Is your business looking to increase sales and add jobs? Then consider making exports a part of your business plan.

Exports play a critical role in our community. By selling competitive products and services to meet global demand, our companies can find opportunities to grow business and benefit the economy with more revenue and jobs. Yet, this simple seven-letter word still generates fear, uncertainty and doubt in the minds of entrepreneurs and executives of small, medium and large businesses.

More Atlanta companies are capable of exporting than you may realize. While most people think of exports as manufactured goods, much of Atlanta’s exports come from service sectors such as architecture and design, consulting, engineering, franchising, legal and accounting, software and travel and tourism.

The value for companies to export is a simple one: increased sales. The U.S. Department of Commerce estimates a typical business that sells to just one foreign market can generate about $375,000 annually in export sales. An increase to two to four export markets grows that figure to $1 million. For companies that continue on to five to nine export markets, the figure jumps to $3 million in annual export sales.

In addition, exporting companies grow faster and are stronger. Plus, exporting extends the Atlanta brand around the world.

While the advantages are compelling, there still are scary challenges. For this reason, the Metro Atlanta Chamber and partners have embarked on a Metropolitan Export Plan. The Atlanta plan is part of a larger, national, Metropolitan Export Initiative being driven by The Brookings Institution and JPMorgan Chase.

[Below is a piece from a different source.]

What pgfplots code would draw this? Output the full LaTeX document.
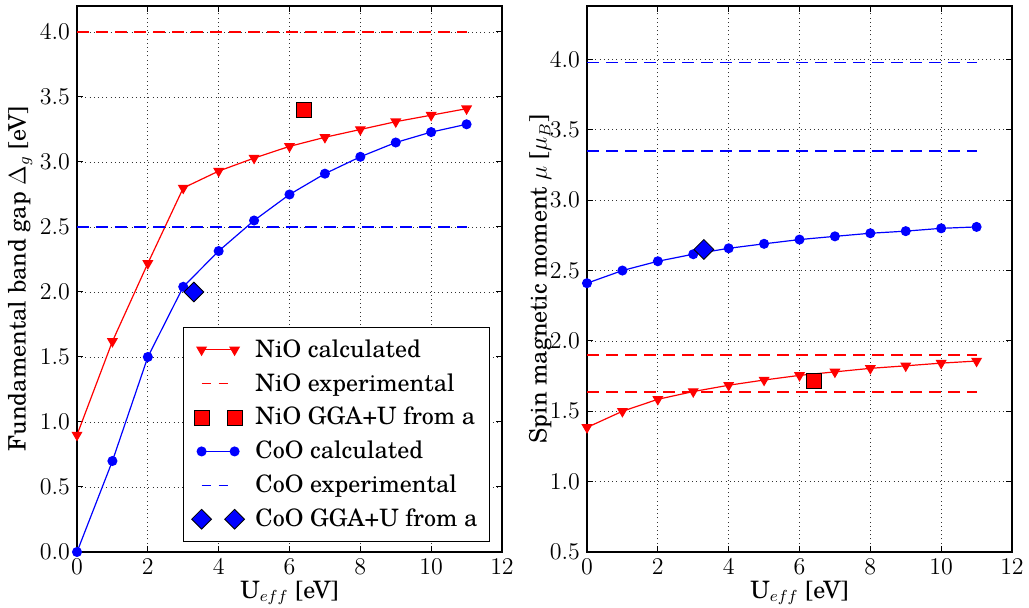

The initiative was created to foster export strategies at the metropolitan level, where great potential exists to engage companies in exporting. Resources and export strategies already exist at the federal and state levels — for example, at the Georgia Department of Economic Development — but like most metro areas, Atlanta lacks a complementary metro export strategy.

Locally, a coalition of organizations has come together to build a cohesive export strategy for metro Atlanta. The partners include the metro chamber, city of Atlanta, Invest Atlanta, Atlanta Convention & Visitors Bureau, the state Department of Economic Development, U.S. Export Assistance Center and economic development representatives from various metro counties. The local chairs of the Atlanta export plan, representing the private sector, are Dwayne Meeks of UPS and David Balos of Chase.

All these partners are working to create a more effective export ecosystem and a stronger export culture in the region.

An effective export ecosystem would translate into an environment where companies, regardless of size, could more easily identify and connect with the appropriate resources and tools to start exporting or to grow existing exports.

Another outcome of the Atlanta export plan would be a stronger export culture where exports are part of the daily conversation. It would be an environment where existing exporters could mentor new exporters, and where “exports” would no longer be a scary seven-letter word. Rather, it would be an environment where “exports” could be exchanged for another seven-letter word: success.

Ric Hubler is senior director, global business growth, for the Metro Atlanta Chamber.